YOUR GOAL:
Copy out all the lines exactly. Omit pictures.

DATASET EXCERPT:
===
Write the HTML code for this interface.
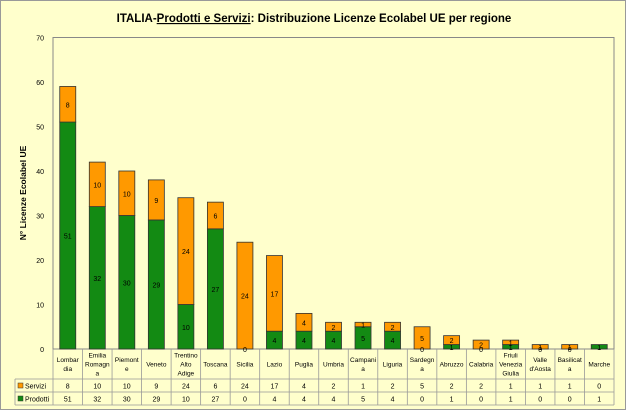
<!DOCTYPE html>
<html><head><meta charset="utf-8"><style>
body{margin:0;background:#fff;}
svg{display:block;font-family:"Liberation Sans",sans-serif;}
</style></head><body>
<svg id="c" width="628" height="412">
<rect x="0.5" y="0.5" width="625" height="409" fill="#ffffcc" stroke="#999"/>
<text x="314" y="22" text-anchor="middle" font-size="11.5" font-weight="bold" fill="#000">ITALIA-<tspan text-decoration="underline">Prodotti e Servizi</tspan>: Distribuzione Licenze Ecolabel UE  per regione</text>
<rect x="53" y="37.5" width="561" height="311.5" fill="#ffffcc" stroke="#888"/>
<text transform="translate(26,193) rotate(-90)" text-anchor="middle" font-size="8.5" font-weight="bold">N° Licenze Ecolabel UE</text>
<g id="g"></g>
</svg>
<script>
const categories=["Lombardia","Emilia Romagna","Piemonte","Veneto","Trentino Alto Adige","Toscana","Sicilia","Lazio","Puglia","Umbria","Campania","Liguria","Sardegna","Abruzzo","Calabria","Friuli Venezia Giulia","Valle d'Aosta","Basilicata","Marche"];
const catLines=[["Lombar","dia"],["Emilia","Romagn","a"],["Piemont","e"],["Veneto"],["Trentino","Alto","Adige"],["Toscana"],["Sicilia"],["Lazio"],["Puglia"],["Umbria"],["Campani","a"],["Liguria"],["Sardegn","a"],["Abruzzo"],["Calabria"],["Friuli","Venezia","Giulia"],["Valle","d'Aosta"],["Basilicat","a"],["Marche"]];
const servizi=[8,10,10,9,24,6,24,17,4,2,1,2,5,2,2,1,1,1,0];
const prodotti=[51,32,30,29,10,27,0,4,4,4,5,4,0,1,0,1,0,0,1];
const yTicks=[0,10,20,30,40,50,60,70];
const NS="http://www.w3.org/2000/svg";
const g=document.getElementById('g');
const x0=53,x1=614,yBot=349,yTop=37.5,yMax=70;
const n=categories.length,cw=(x1-x0)/n,bw=16;
const y=v=>yBot-(v/yMax)*(yBot-yTop);
function el(t,a,txt){const e=document.createElementNS(NS,t);for(const k in a)e.setAttribute(k,a[k]);if(txt!==undefined)e.textContent=txt;g.appendChild(e);return e;}
yTicks.forEach(t=>{const e=el('text',{x:44,y:y(t)+3,'text-anchor':'end','font-size':7},t);

});
const tL=15,r0=349,r1=379,r2=392,r3=405;
[r1,r2,r3].forEach(r=>{const e=el('line',{x1:tL,x2:x1,y1:r,y2:r,stroke:'#999','stroke-width':0.8});

});
for(let i=0;i<=n;i++){const e=el('line',{x1:x0+i*cw,x2:x0+i*cw,y1:r0,y2:r3,stroke:'#999','stroke-width':0.8});

}
const lf=el('line',{x1:tL,x2:tL,y1:r1,y2:r3,stroke:'#999','stroke-width':0.8});


[[r1,'Servizi','#ff9900'],[r2,'Prodotti','#138a13']].forEach(([r,l,c])=>{
const k=el('rect',{x:18,y:r+4,width:5,height:5,fill:c,stroke:'#333','stroke-width':0.5});


const t=el('text',{x:25,y:r+9.5,'font-size':7},l);

});
categories.forEach((c,i)=>{
const cx=x0+cw*(i+0.5);
const p=prodotti[i],s=servizi[i];
const bp=el('rect',{x:cx-bw/2,y:y(p),width:bw,height:yBot-y(p),fill:'#138a13',stroke:'#333','stroke-width':0.8});


const bs=el('rect',{x:cx-bw/2,y:y(p+s),width:bw,height:y(p)-y(p+s),fill:'#ff9900',stroke:'#333','stroke-width':0.8});


if(p>0||s>0){
const lp=el('text',{x:cx,y:(y(p)+yBot)/2+3,'text-anchor':'middle','font-size':7},p);


if(s>0){const ls=el('text',{x:cx,y:(y(p)+y(p+s))/2+3,'text-anchor':'middle','font-size':7},s);

}}
const lines=catLines[i];const st=r0+(r1-r0)/2-(lines.length-1)*4.5+2.5;
lines.forEach((ln,j)=>{const t=el('text',{x:cx,y:st+j*9,'text-anchor':'middle','font-size':6.5},ln);

});
const ts=el('text',{x:cx,y:r1+9.5,'text-anchor':'middle','font-size':7},s);


const tp=el('text',{x:cx,y:r2+9.5,'text-anchor':'middle','font-size':7},p);


});
</script>
</body></html>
===
RESPONSE BELOW:
Write the HTML code for this interface.
<!DOCTYPE html>
<html><head><meta charset="utf-8"><style>
body{margin:0;background:#fff;}
svg{display:block;font-family:"Liberation Sans",sans-serif;}
</style></head><body>
<svg id="c" width="628" height="412">
<rect x="0.5" y="0.5" width="625" height="409" fill="#ffffcc" stroke="#999"/>
<text x="314" y="22" text-anchor="middle" font-size="11.5" font-weight="bold" fill="#000">ITALIA-<tspan text-decoration="underline">Prodotti e Servizi</tspan>: Distribuzione Licenze Ecolabel UE  per regione</text>
<rect x="53" y="37.5" width="561" height="311.5" fill="#ffffcc" stroke="#888"/>
<text transform="translate(26,193) rotate(-90)" text-anchor="middle" font-size="8.5" font-weight="bold">N° Licenze Ecolabel UE</text>
<g id="g"></g>
</svg>
<script>
const categories=["Lombardia","Emilia Romagna","Piemonte","Veneto","Trentino Alto Adige","Toscana","Sicilia","Lazio","Puglia","Umbria","Campania","Liguria","Sardegna","Abruzzo","Calabria","Friuli Venezia Giulia","Valle d'Aosta","Basilicata","Marche"];
const catLines=[["Lombar","dia"],["Emilia","Romagn","a"],["Piemont","e"],["Veneto"],["Trentino","Alto","Adige"],["Toscana"],["Sicilia"],["Lazio"],["Puglia"],["Umbria"],["Campani","a"],["Liguria"],["Sardegn","a"],["Abruzzo"],["Calabria"],["Friuli","Venezia","Giulia"],["Valle","d'Aosta"],["Basilicat","a"],["Marche"]];
const servizi=[8,10,10,9,24,6,24,17,4,2,1,2,5,2,2,1,1,1,0];
const prodotti=[51,32,30,29,10,27,0,4,4,4,5,4,0,1,0,1,0,0,1];
const yTicks=[0,10,20,30,40,50,60,70];
const NS="http://www.w3.org/2000/svg";
const g=document.getElementById('g');
const x0=53,x1=614,yBot=349,yTop=37.5,yMax=70;
const n=categories.length,cw=(x1-x0)/n,bw=16;
const y=v=>yBot-(v/yMax)*(yBot-yTop);
function el(t,a,txt){const e=document.createElementNS(NS,t);for(const k in a)e.setAttribute(k,a[k]);if(txt!==undefined)e.textContent=txt;g.appendChild(e);return e;}
yTicks.forEach(t=>{const e=el('text',{x:44,y:y(t)+3,'text-anchor':'end','font-size':7},t);

});
const tL=15,r0=349,r1=379,r2=392,r3=405;
[r1,r2,r3].forEach(r=>{const e=el('line',{x1:tL,x2:x1,y1:r,y2:r,stroke:'#999','stroke-width':0.8});

});
for(let i=0;i<=n;i++){const e=el('line',{x1:x0+i*cw,x2:x0+i*cw,y1:r0,y2:r3,stroke:'#999','stroke-width':0.8});

}
const lf=el('line',{x1:tL,x2:tL,y1:r1,y2:r3,stroke:'#999','stroke-width':0.8});


[[r1,'Servizi','#ff9900'],[r2,'Prodotti','#138a13']].forEach(([r,l,c])=>{
const k=el('rect',{x:18,y:r+4,width:5,height:5,fill:c,stroke:'#333','stroke-width':0.5});


const t=el('text',{x:25,y:r+9.5,'font-size':7},l);

});
categories.forEach((c,i)=>{
const cx=x0+cw*(i+0.5);
const p=prodotti[i],s=servizi[i];
const bp=el('rect',{x:cx-bw/2,y:y(p),width:bw,height:yBot-y(p),fill:'#138a13',stroke:'#333','stroke-width':0.8});


const bs=el('rect',{x:cx-bw/2,y:y(p+s),width:bw,height:y(p)-y(p+s),fill:'#ff9900',stroke:'#333','stroke-width':0.8});


if(p>0||s>0){
const lp=el('text',{x:cx,y:(y(p)+yBot)/2+3,'text-anchor':'middle','font-size':7},p);


if(s>0){const ls=el('text',{x:cx,y:(y(p)+y(p+s))/2+3,'text-anchor':'middle','font-size':7},s);

}}
const lines=catLines[i];const st=r0+(r1-r0)/2-(lines.length-1)*4.5+2.5;
lines.forEach((ln,j)=>{const t=el('text',{x:cx,y:st+j*9,'text-anchor':'middle','font-size':6.5},ln);

});
const ts=el('text',{x:cx,y:r1+9.5,'text-anchor':'middle','font-size':7},s);


const tp=el('text',{x:cx,y:r2+9.5,'text-anchor':'middle','font-size':7},p);


});
</script>
</body></html>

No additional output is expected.